WHAT TO PRODUCE: Skip every picture and transcribe the remaining material exactly.

SOURCE DATA:
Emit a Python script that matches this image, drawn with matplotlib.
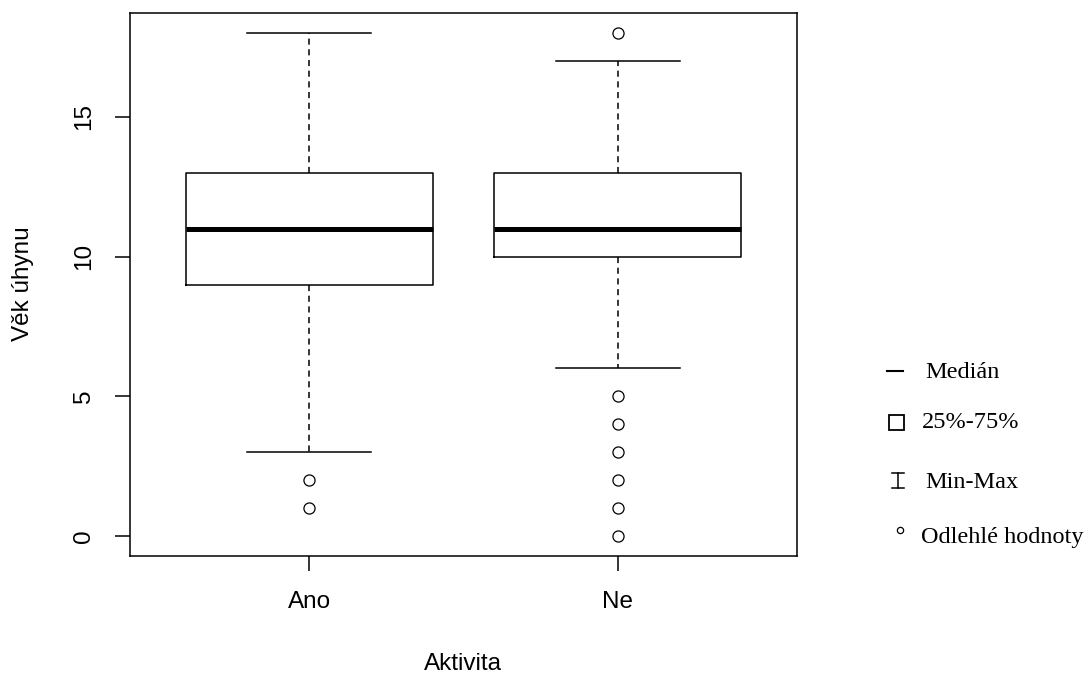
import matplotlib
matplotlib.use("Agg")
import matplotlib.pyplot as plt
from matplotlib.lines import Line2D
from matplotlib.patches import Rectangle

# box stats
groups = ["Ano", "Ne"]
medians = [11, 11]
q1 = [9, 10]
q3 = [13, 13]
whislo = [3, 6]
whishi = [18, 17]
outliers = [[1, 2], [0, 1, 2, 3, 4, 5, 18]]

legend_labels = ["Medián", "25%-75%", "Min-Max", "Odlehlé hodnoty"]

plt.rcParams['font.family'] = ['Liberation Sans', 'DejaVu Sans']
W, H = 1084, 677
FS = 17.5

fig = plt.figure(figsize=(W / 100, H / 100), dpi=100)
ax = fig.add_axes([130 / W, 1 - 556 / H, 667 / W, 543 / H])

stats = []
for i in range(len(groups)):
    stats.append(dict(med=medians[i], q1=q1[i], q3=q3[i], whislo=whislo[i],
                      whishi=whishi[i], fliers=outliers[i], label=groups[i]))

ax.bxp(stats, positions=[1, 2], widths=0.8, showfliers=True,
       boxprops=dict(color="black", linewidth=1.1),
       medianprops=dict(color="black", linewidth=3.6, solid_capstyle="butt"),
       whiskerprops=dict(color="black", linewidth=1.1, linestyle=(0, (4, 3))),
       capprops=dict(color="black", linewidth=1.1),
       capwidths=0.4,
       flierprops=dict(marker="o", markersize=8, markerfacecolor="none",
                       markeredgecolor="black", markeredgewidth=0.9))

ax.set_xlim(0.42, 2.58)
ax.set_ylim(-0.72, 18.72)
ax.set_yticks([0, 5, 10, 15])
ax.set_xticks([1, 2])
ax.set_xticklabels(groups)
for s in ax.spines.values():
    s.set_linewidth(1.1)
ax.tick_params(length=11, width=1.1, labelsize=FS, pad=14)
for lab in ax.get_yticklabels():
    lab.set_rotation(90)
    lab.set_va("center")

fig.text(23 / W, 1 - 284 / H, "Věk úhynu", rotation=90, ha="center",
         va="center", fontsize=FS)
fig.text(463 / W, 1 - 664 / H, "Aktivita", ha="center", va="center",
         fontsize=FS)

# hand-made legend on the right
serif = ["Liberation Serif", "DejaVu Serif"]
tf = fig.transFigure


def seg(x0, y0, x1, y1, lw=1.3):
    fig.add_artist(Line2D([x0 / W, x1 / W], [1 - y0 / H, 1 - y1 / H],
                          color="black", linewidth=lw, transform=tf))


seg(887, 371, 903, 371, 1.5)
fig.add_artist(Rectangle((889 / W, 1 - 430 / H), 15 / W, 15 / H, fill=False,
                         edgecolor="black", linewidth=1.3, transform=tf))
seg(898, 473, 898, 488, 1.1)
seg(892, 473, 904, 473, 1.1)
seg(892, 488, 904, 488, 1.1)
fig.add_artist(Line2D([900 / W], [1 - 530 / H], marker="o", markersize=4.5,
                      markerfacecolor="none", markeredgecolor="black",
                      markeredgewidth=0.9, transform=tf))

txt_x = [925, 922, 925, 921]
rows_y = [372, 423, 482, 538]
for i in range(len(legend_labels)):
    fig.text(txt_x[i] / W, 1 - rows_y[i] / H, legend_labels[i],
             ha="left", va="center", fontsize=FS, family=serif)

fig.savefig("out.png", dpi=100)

IN RESPONSE:
Emit a Python script that matches this image, drawn with matplotlib.
import matplotlib
matplotlib.use("Agg")
import matplotlib.pyplot as plt
from matplotlib.lines import Line2D
from matplotlib.patches import Rectangle

# box stats
groups = ["Ano", "Ne"]
medians = [11, 11]
q1 = [9, 10]
q3 = [13, 13]
whislo = [3, 6]
whishi = [18, 17]
outliers = [[1, 2], [0, 1, 2, 3, 4, 5, 18]]

legend_labels = ["Medián", "25%-75%", "Min-Max", "Odlehlé hodnoty"]

plt.rcParams['font.family'] = ['Liberation Sans', 'DejaVu Sans']
W, H = 1084, 677
FS = 17.5

fig = plt.figure(figsize=(W / 100, H / 100), dpi=100)
ax = fig.add_axes([130 / W, 1 - 556 / H, 667 / W, 543 / H])

stats = []
for i in range(len(groups)):
    stats.append(dict(med=medians[i], q1=q1[i], q3=q3[i], whislo=whislo[i],
                      whishi=whishi[i], fliers=outliers[i], label=groups[i]))

ax.bxp(stats, positions=[1, 2], widths=0.8, showfliers=True,
       boxprops=dict(color="black", linewidth=1.1),
       medianprops=dict(color="black", linewidth=3.6, solid_capstyle="butt"),
       whiskerprops=dict(color="black", linewidth=1.1, linestyle=(0, (4, 3))),
       capprops=dict(color="black", linewidth=1.1),
       capwidths=0.4,
       flierprops=dict(marker="o", markersize=8, markerfacecolor="none",
                       markeredgecolor="black", markeredgewidth=0.9))

ax.set_xlim(0.42, 2.58)
ax.set_ylim(-0.72, 18.72)
ax.set_yticks([0, 5, 10, 15])
ax.set_xticks([1, 2])
ax.set_xticklabels(groups)
for s in ax.spines.values():
    s.set_linewidth(1.1)
ax.tick_params(length=11, width=1.1, labelsize=FS, pad=14)
for lab in ax.get_yticklabels():
    lab.set_rotation(90)
    lab.set_va("center")

fig.text(23 / W, 1 - 284 / H, "Věk úhynu", rotation=90, ha="center",
         va="center", fontsize=FS)
fig.text(463 / W, 1 - 664 / H, "Aktivita", ha="center", va="center",
         fontsize=FS)

# hand-made legend on the right
serif = ["Liberation Serif", "DejaVu Serif"]
tf = fig.transFigure


def seg(x0, y0, x1, y1, lw=1.3):
    fig.add_artist(Line2D([x0 / W, x1 / W], [1 - y0 / H, 1 - y1 / H],
                          color="black", linewidth=lw, transform=tf))


seg(887, 371, 903, 371, 1.5)
fig.add_artist(Rectangle((889 / W, 1 - 430 / H), 15 / W, 15 / H, fill=False,
                         edgecolor="black", linewidth=1.3, transform=tf))
seg(898, 473, 898, 488, 1.1)
seg(892, 473, 904, 473, 1.1)
seg(892, 488, 904, 488, 1.1)
fig.add_artist(Line2D([900 / W], [1 - 530 / H], marker="o", markersize=4.5,
                      markerfacecolor="none", markeredgecolor="black",
                      markeredgewidth=0.9, transform=tf))

txt_x = [925, 922, 925, 921]
rows_y = [372, 423, 482, 538]
for i in range(len(legend_labels)):
    fig.text(txt_x[i] / W, 1 - rows_y[i] / H, legend_labels[i],
             ha="left", va="center", fontsize=FS, family=serif)

fig.savefig("out.png", dpi=100)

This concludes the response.